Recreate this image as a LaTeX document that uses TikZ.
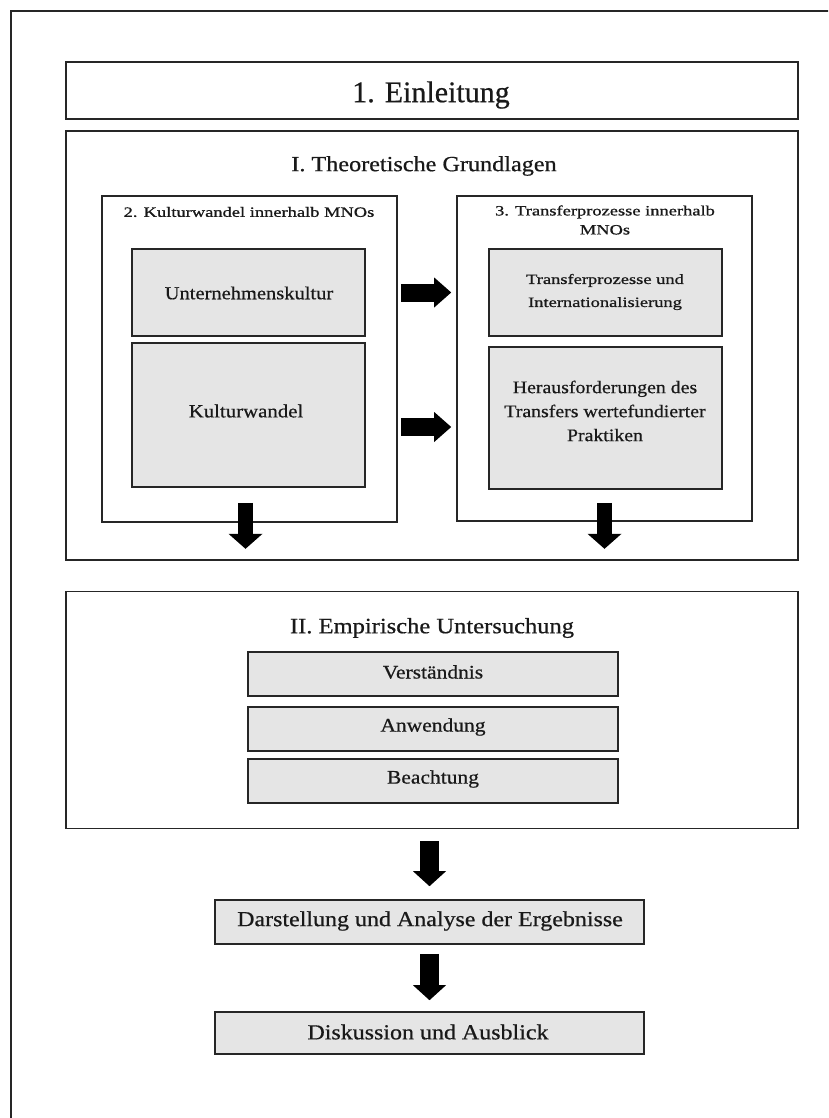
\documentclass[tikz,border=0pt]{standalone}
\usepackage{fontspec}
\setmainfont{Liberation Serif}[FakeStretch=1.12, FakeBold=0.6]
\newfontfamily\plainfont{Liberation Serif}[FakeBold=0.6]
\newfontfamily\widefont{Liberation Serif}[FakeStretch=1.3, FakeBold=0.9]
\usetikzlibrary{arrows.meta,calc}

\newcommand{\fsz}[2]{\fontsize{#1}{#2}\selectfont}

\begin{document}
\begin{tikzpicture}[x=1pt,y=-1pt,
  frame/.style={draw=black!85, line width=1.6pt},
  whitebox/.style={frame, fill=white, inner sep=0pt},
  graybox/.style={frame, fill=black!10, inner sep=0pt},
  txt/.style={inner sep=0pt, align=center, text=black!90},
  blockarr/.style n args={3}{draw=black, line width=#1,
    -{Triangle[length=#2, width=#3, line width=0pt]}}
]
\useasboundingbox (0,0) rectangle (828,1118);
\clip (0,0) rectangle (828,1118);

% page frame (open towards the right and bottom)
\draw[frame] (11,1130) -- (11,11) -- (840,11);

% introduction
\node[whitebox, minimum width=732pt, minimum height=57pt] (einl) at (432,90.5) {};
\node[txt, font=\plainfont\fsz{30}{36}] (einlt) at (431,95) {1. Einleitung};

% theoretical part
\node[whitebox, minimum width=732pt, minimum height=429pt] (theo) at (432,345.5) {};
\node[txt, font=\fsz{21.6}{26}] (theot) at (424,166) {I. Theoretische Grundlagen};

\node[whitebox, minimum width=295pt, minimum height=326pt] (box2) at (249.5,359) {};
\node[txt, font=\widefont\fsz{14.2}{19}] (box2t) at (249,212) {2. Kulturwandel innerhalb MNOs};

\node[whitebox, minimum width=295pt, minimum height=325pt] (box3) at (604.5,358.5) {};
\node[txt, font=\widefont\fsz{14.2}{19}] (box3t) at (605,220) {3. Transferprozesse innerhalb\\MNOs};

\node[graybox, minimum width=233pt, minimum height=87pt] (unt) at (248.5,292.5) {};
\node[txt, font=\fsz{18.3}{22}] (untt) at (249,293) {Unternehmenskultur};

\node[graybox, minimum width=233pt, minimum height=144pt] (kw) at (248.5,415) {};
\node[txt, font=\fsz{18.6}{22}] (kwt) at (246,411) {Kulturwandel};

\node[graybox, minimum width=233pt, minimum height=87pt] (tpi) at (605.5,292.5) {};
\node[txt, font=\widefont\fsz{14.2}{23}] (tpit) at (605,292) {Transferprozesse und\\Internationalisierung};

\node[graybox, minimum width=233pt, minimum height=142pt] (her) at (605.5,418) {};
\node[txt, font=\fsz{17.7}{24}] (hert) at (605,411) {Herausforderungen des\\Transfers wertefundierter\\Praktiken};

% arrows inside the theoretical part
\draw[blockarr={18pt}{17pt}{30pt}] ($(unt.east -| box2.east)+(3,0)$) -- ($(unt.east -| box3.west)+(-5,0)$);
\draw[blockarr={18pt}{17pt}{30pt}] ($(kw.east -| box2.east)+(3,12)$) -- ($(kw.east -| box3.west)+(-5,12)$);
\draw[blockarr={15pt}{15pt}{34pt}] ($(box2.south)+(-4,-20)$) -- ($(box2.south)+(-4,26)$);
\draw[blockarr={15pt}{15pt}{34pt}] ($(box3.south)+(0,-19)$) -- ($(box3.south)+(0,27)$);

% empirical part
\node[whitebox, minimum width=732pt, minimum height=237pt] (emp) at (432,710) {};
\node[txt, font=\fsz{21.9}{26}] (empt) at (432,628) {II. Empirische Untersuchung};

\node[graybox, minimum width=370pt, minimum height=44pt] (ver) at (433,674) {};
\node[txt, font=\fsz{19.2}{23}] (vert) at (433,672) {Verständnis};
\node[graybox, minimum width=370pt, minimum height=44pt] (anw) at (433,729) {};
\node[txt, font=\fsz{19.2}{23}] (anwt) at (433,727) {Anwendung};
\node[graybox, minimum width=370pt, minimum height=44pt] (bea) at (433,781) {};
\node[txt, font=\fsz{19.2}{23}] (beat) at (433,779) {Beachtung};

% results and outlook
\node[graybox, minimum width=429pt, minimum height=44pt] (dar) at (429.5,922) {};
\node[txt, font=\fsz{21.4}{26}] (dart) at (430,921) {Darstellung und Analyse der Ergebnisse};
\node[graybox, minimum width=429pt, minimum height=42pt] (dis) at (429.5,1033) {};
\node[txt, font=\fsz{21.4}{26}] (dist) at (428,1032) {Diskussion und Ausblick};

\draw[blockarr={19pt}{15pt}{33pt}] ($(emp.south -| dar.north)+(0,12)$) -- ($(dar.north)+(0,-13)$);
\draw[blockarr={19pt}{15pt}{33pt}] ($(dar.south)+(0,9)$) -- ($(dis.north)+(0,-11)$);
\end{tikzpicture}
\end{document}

WRITTEN EXERCISE: Copy out all the data without changing anything, and drop the pictures.

SOLUTION TO THIS TASK:
Recreate this image as a LaTeX document that uses TikZ.
\documentclass[tikz,border=0pt]{standalone}
\usepackage{fontspec}
\setmainfont{Liberation Serif}[FakeStretch=1.12, FakeBold=0.6]
\newfontfamily\plainfont{Liberation Serif}[FakeBold=0.6]
\newfontfamily\widefont{Liberation Serif}[FakeStretch=1.3, FakeBold=0.9]
\usetikzlibrary{arrows.meta,calc}

\newcommand{\fsz}[2]{\fontsize{#1}{#2}\selectfont}

\begin{document}
\begin{tikzpicture}[x=1pt,y=-1pt,
  frame/.style={draw=black!85, line width=1.6pt},
  whitebox/.style={frame, fill=white, inner sep=0pt},
  graybox/.style={frame, fill=black!10, inner sep=0pt},
  txt/.style={inner sep=0pt, align=center, text=black!90},
  blockarr/.style n args={3}{draw=black, line width=#1,
    -{Triangle[length=#2, width=#3, line width=0pt]}}
]
\useasboundingbox (0,0) rectangle (828,1118);
\clip (0,0) rectangle (828,1118);

% page frame (open towards the right and bottom)
\draw[frame] (11,1130) -- (11,11) -- (840,11);

% introduction
\node[whitebox, minimum width=732pt, minimum height=57pt] (einl) at (432,90.5) {};
\node[txt, font=\plainfont\fsz{30}{36}] (einlt) at (431,95) {1. Einleitung};

% theoretical part
\node[whitebox, minimum width=732pt, minimum height=429pt] (theo) at (432,345.5) {};
\node[txt, font=\fsz{21.6}{26}] (theot) at (424,166) {I. Theoretische Grundlagen};

\node[whitebox, minimum width=295pt, minimum height=326pt] (box2) at (249.5,359) {};
\node[txt, font=\widefont\fsz{14.2}{19}] (box2t) at (249,212) {2. Kulturwandel innerhalb MNOs};

\node[whitebox, minimum width=295pt, minimum height=325pt] (box3) at (604.5,358.5) {};
\node[txt, font=\widefont\fsz{14.2}{19}] (box3t) at (605,220) {3. Transferprozesse innerhalb\\MNOs};

\node[graybox, minimum width=233pt, minimum height=87pt] (unt) at (248.5,292.5) {};
\node[txt, font=\fsz{18.3}{22}] (untt) at (249,293) {Unternehmenskultur};

\node[graybox, minimum width=233pt, minimum height=144pt] (kw) at (248.5,415) {};
\node[txt, font=\fsz{18.6}{22}] (kwt) at (246,411) {Kulturwandel};

\node[graybox, minimum width=233pt, minimum height=87pt] (tpi) at (605.5,292.5) {};
\node[txt, font=\widefont\fsz{14.2}{23}] (tpit) at (605,292) {Transferprozesse und\\Internationalisierung};

\node[graybox, minimum width=233pt, minimum height=142pt] (her) at (605.5,418) {};
\node[txt, font=\fsz{17.7}{24}] (hert) at (605,411) {Herausforderungen des\\Transfers wertefundierter\\Praktiken};

% arrows inside the theoretical part
\draw[blockarr={18pt}{17pt}{30pt}] ($(unt.east -| box2.east)+(3,0)$) -- ($(unt.east -| box3.west)+(-5,0)$);
\draw[blockarr={18pt}{17pt}{30pt}] ($(kw.east -| box2.east)+(3,12)$) -- ($(kw.east -| box3.west)+(-5,12)$);
\draw[blockarr={15pt}{15pt}{34pt}] ($(box2.south)+(-4,-20)$) -- ($(box2.south)+(-4,26)$);
\draw[blockarr={15pt}{15pt}{34pt}] ($(box3.south)+(0,-19)$) -- ($(box3.south)+(0,27)$);

% empirical part
\node[whitebox, minimum width=732pt, minimum height=237pt] (emp) at (432,710) {};
\node[txt, font=\fsz{21.9}{26}] (empt) at (432,628) {II. Empirische Untersuchung};

\node[graybox, minimum width=370pt, minimum height=44pt] (ver) at (433,674) {};
\node[txt, font=\fsz{19.2}{23}] (vert) at (433,672) {Verständnis};
\node[graybox, minimum width=370pt, minimum height=44pt] (anw) at (433,729) {};
\node[txt, font=\fsz{19.2}{23}] (anwt) at (433,727) {Anwendung};
\node[graybox, minimum width=370pt, minimum height=44pt] (bea) at (433,781) {};
\node[txt, font=\fsz{19.2}{23}] (beat) at (433,779) {Beachtung};

% results and outlook
\node[graybox, minimum width=429pt, minimum height=44pt] (dar) at (429.5,922) {};
\node[txt, font=\fsz{21.4}{26}] (dart) at (430,921) {Darstellung und Analyse der Ergebnisse};
\node[graybox, minimum width=429pt, minimum height=42pt] (dis) at (429.5,1033) {};
\node[txt, font=\fsz{21.4}{26}] (dist) at (428,1032) {Diskussion und Ausblick};

\draw[blockarr={19pt}{15pt}{33pt}] ($(emp.south -| dar.north)+(0,12)$) -- ($(dar.north)+(0,-13)$);
\draw[blockarr={19pt}{15pt}{33pt}] ($(dar.south)+(0,9)$) -- ($(dis.north)+(0,-11)$);
\end{tikzpicture}
\end{document}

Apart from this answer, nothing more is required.